The FBI’s acting director, Brian Driscoll, a veteran agent who Trump appointed to run the bureau until a permanent director is confirmed, refused to approve the mass firings, two people familiar with the matter said.

A spokesperson for the FBI declined to comment.

The plan appears to be orchestrated by leaders installed from outside the agency in recent days by the Trump administration, several people said.

Earlier this week, multiple senior leaders at the FBI were ordered to retire or resign by Monday or face firing. Their ranks included several executive assistant directors as well as special agents in charge of some of the bureau’s field offices across the country.

It is highly unusual for senior staffing changes to be made by interim leaders at the FBI, a law enforcement agency that is supposed to be insulated from politics. But a mass purge of field agents, the front line investigators in FBI cases, would signal an even greater escalation of what has become a startling pattern of retribution - and would contradict recent pledges to avoid such action by Trump’s nominees to lead both the FBI and the Department of Justice.

During his Senate confirmation hearing Thursday, Trump’s pick for FBI director, Kash Patel, vowed not to take action against bureau employees simply because they’d worked on investigations tied to the president.

“All FBI employees will be protected against political retribution,” Patel told lawmakers, adding later: “Every FBI employee will be held to the absolute same standard, and no one will be terminated for case assignments.”

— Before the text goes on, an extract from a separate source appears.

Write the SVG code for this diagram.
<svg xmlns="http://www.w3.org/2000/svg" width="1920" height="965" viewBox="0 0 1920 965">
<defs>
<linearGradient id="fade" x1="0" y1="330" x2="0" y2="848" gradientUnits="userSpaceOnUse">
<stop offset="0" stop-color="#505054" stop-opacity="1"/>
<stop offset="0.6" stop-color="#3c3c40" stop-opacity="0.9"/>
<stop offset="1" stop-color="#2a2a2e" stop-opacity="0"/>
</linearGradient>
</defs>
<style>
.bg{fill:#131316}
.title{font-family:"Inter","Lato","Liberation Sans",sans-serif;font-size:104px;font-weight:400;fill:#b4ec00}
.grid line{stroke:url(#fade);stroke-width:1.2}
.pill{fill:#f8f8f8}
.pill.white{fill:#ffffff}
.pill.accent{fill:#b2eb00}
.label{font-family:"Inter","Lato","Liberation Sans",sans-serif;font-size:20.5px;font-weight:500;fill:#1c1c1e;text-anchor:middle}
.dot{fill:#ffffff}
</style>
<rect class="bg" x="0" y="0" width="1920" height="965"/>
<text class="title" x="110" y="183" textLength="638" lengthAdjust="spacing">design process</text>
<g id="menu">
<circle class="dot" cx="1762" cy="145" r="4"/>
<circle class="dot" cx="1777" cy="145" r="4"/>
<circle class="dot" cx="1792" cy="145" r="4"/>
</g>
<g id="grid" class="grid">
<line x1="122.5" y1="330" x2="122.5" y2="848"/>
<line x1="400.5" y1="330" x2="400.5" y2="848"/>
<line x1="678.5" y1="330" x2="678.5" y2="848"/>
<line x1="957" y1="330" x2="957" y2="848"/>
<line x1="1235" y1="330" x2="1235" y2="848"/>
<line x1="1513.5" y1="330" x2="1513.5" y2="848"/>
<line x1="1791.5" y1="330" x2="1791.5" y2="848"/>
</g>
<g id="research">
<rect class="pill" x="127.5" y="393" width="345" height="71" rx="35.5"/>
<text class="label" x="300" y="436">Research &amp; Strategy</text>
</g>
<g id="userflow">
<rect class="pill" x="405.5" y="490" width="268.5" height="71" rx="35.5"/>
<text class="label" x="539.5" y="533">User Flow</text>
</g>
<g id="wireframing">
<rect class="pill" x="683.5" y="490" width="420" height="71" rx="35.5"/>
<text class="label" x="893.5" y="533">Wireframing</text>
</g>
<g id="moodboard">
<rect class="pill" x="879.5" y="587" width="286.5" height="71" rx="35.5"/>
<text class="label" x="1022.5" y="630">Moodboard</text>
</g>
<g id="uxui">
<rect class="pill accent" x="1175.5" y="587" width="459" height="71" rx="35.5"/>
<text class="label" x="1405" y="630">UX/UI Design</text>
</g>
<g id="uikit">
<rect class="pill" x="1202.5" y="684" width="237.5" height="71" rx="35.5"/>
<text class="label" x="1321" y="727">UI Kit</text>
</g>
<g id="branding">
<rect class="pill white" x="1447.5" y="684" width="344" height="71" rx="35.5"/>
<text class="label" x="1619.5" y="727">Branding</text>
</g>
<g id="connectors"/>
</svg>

Pam Bondi, Trump’s nominee for attorney general, gave similar assurances regarding Justice Department employees during her hearing earlier this month.

Last week, however, the Justice Department’s interim leadership fired more than a dozen officials and prosecutors who had worked on Smith’s cases.

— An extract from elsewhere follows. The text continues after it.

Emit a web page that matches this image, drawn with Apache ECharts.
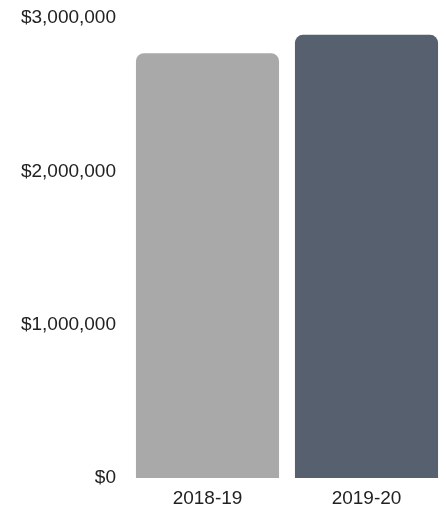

The FBI Agents Association, a nonprofit advocacy group that represents personal FBI personnel, said in a statement Friday that Patel had assured the group agents would not face retribution based on the cases to which they were assigned.

The association said the plan for firings, if true, would be “fundamentally at odds” with Trump’s law enforcement objectives.

“Dismissing potentially hundreds of agents would severely weaken the Bureau’s ability to protect the country from national security and criminal threats and will ultimately risk setting up the Bureau and its new leadership for failure,” the statement said.